• Source excerpt
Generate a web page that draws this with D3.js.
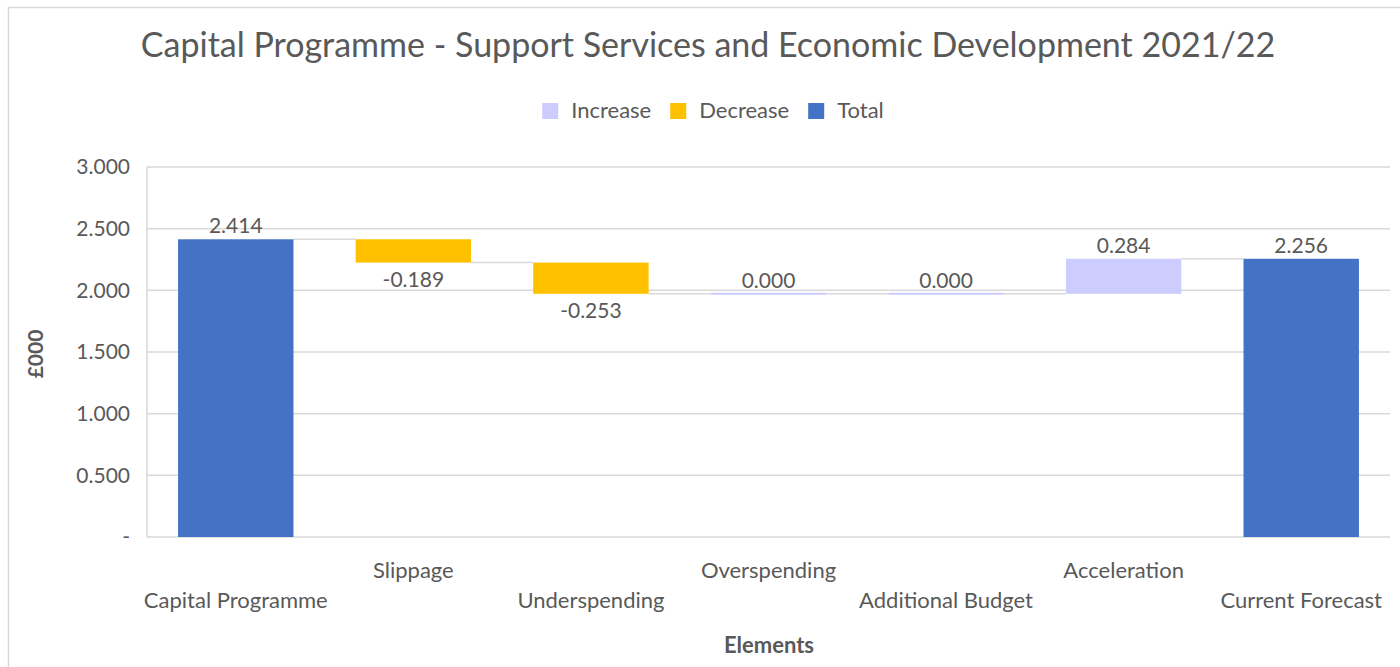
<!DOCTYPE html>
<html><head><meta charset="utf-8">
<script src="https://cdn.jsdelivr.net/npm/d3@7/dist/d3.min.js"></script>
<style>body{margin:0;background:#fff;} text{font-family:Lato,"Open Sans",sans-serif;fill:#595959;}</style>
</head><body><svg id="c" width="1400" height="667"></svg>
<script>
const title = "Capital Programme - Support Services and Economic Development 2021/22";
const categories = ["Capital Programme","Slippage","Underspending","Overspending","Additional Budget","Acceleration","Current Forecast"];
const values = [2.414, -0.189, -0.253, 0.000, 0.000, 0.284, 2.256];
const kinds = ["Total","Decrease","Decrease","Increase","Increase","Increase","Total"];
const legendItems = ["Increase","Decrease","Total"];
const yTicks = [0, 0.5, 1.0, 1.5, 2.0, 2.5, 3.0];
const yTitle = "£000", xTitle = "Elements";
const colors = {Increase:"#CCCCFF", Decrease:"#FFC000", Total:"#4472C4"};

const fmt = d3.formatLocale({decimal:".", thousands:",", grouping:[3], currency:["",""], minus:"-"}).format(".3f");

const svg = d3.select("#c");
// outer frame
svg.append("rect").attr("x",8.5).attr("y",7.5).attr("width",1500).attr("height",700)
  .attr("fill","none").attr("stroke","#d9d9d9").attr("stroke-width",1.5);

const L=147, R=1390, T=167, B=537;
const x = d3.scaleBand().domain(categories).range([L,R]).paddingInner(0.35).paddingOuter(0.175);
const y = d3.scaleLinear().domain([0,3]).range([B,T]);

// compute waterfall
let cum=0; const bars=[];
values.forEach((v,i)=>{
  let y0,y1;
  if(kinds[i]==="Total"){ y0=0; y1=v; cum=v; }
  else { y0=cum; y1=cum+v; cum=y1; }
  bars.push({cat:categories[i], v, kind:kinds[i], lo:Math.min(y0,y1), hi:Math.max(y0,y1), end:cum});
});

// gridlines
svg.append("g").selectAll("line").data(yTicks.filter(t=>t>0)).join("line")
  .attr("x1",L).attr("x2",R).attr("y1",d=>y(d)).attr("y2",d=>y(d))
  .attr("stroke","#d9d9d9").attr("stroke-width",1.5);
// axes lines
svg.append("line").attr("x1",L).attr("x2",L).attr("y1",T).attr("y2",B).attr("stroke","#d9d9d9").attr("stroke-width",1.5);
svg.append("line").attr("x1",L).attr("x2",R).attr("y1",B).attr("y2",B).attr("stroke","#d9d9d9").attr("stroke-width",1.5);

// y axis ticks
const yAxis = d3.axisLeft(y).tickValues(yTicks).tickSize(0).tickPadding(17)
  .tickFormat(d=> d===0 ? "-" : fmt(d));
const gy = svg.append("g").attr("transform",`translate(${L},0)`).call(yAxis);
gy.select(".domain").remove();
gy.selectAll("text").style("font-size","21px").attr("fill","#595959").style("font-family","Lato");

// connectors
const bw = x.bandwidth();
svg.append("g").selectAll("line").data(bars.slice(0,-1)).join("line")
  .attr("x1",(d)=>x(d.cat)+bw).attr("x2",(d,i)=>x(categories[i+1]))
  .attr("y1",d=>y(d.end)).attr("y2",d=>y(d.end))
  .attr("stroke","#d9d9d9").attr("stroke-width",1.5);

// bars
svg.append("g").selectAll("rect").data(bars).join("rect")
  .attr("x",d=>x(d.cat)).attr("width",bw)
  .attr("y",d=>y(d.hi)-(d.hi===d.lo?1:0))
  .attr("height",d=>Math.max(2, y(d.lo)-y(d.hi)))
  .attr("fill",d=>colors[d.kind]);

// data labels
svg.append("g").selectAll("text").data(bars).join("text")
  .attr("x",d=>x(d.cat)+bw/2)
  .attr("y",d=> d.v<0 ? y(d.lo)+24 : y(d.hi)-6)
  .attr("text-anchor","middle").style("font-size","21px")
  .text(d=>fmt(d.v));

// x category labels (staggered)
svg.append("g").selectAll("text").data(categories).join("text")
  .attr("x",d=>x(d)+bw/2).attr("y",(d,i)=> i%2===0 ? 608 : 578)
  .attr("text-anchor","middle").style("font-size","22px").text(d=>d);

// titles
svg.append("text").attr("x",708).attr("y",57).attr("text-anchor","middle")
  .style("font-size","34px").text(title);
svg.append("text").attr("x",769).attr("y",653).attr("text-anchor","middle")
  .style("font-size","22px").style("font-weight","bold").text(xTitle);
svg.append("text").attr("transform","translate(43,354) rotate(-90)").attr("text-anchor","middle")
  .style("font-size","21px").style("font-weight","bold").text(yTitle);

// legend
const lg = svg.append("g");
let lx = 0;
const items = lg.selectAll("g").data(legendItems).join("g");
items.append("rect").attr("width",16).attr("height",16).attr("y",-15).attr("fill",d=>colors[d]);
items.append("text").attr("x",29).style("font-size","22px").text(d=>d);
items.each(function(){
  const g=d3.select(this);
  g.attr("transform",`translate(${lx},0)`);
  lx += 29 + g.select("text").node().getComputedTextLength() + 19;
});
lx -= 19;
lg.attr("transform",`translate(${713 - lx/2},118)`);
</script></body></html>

• To be done
Copy each line exactly, and leave the pictures out of your copy.

• Response below
Generate a web page that draws this with D3.js.
<!DOCTYPE html>
<html><head><meta charset="utf-8">
<script src="https://cdn.jsdelivr.net/npm/d3@7/dist/d3.min.js"></script>
<style>body{margin:0;background:#fff;} text{font-family:Lato,"Open Sans",sans-serif;fill:#595959;}</style>
</head><body><svg id="c" width="1400" height="667"></svg>
<script>
const title = "Capital Programme - Support Services and Economic Development 2021/22";
const categories = ["Capital Programme","Slippage","Underspending","Overspending","Additional Budget","Acceleration","Current Forecast"];
const values = [2.414, -0.189, -0.253, 0.000, 0.000, 0.284, 2.256];
const kinds = ["Total","Decrease","Decrease","Increase","Increase","Increase","Total"];
const legendItems = ["Increase","Decrease","Total"];
const yTicks = [0, 0.5, 1.0, 1.5, 2.0, 2.5, 3.0];
const yTitle = "£000", xTitle = "Elements";
const colors = {Increase:"#CCCCFF", Decrease:"#FFC000", Total:"#4472C4"};

const fmt = d3.formatLocale({decimal:".", thousands:",", grouping:[3], currency:["",""], minus:"-"}).format(".3f");

const svg = d3.select("#c");
// outer frame
svg.append("rect").attr("x",8.5).attr("y",7.5).attr("width",1500).attr("height",700)
  .attr("fill","none").attr("stroke","#d9d9d9").attr("stroke-width",1.5);

const L=147, R=1390, T=167, B=537;
const x = d3.scaleBand().domain(categories).range([L,R]).paddingInner(0.35).paddingOuter(0.175);
const y = d3.scaleLinear().domain([0,3]).range([B,T]);

// compute waterfall
let cum=0; const bars=[];
values.forEach((v,i)=>{
  let y0,y1;
  if(kinds[i]==="Total"){ y0=0; y1=v; cum=v; }
  else { y0=cum; y1=cum+v; cum=y1; }
  bars.push({cat:categories[i], v, kind:kinds[i], lo:Math.min(y0,y1), hi:Math.max(y0,y1), end:cum});
});

// gridlines
svg.append("g").selectAll("line").data(yTicks.filter(t=>t>0)).join("line")
  .attr("x1",L).attr("x2",R).attr("y1",d=>y(d)).attr("y2",d=>y(d))
  .attr("stroke","#d9d9d9").attr("stroke-width",1.5);
// axes lines
svg.append("line").attr("x1",L).attr("x2",L).attr("y1",T).attr("y2",B).attr("stroke","#d9d9d9").attr("stroke-width",1.5);
svg.append("line").attr("x1",L).attr("x2",R).attr("y1",B).attr("y2",B).attr("stroke","#d9d9d9").attr("stroke-width",1.5);

// y axis ticks
const yAxis = d3.axisLeft(y).tickValues(yTicks).tickSize(0).tickPadding(17)
  .tickFormat(d=> d===0 ? "-" : fmt(d));
const gy = svg.append("g").attr("transform",`translate(${L},0)`).call(yAxis);
gy.select(".domain").remove();
gy.selectAll("text").style("font-size","21px").attr("fill","#595959").style("font-family","Lato");

// connectors
const bw = x.bandwidth();
svg.append("g").selectAll("line").data(bars.slice(0,-1)).join("line")
  .attr("x1",(d)=>x(d.cat)+bw).attr("x2",(d,i)=>x(categories[i+1]))
  .attr("y1",d=>y(d.end)).attr("y2",d=>y(d.end))
  .attr("stroke","#d9d9d9").attr("stroke-width",1.5);

// bars
svg.append("g").selectAll("rect").data(bars).join("rect")
  .attr("x",d=>x(d.cat)).attr("width",bw)
  .attr("y",d=>y(d.hi)-(d.hi===d.lo?1:0))
  .attr("height",d=>Math.max(2, y(d.lo)-y(d.hi)))
  .attr("fill",d=>colors[d.kind]);

// data labels
svg.append("g").selectAll("text").data(bars).join("text")
  .attr("x",d=>x(d.cat)+bw/2)
  .attr("y",d=> d.v<0 ? y(d.lo)+24 : y(d.hi)-6)
  .attr("text-anchor","middle").style("font-size","21px")
  .text(d=>fmt(d.v));

// x category labels (staggered)
svg.append("g").selectAll("text").data(categories).join("text")
  .attr("x",d=>x(d)+bw/2).attr("y",(d,i)=> i%2===0 ? 608 : 578)
  .attr("text-anchor","middle").style("font-size","22px").text(d=>d);

// titles
svg.append("text").attr("x",708).attr("y",57).attr("text-anchor","middle")
  .style("font-size","34px").text(title);
svg.append("text").attr("x",769).attr("y",653).attr("text-anchor","middle")
  .style("font-size","22px").style("font-weight","bold").text(xTitle);
svg.append("text").attr("transform","translate(43,354) rotate(-90)").attr("text-anchor","middle")
  .style("font-size","21px").style("font-weight","bold").text(yTitle);

// legend
const lg = svg.append("g");
let lx = 0;
const items = lg.selectAll("g").data(legendItems).join("g");
items.append("rect").attr("width",16).attr("height",16).attr("y",-15).attr("fill",d=>colors[d]);
items.append("text").attr("x",29).style("font-size","22px").text(d=>d);
items.each(function(){
  const g=d3.select(this);
  g.attr("transform",`translate(${lx},0)`);
  lx += 29 + g.select("text").node().getComputedTextLength() + 19;
});
lx -= 19;
lg.attr("transform",`translate(${713 - lx/2},118)`);
</script></body></html>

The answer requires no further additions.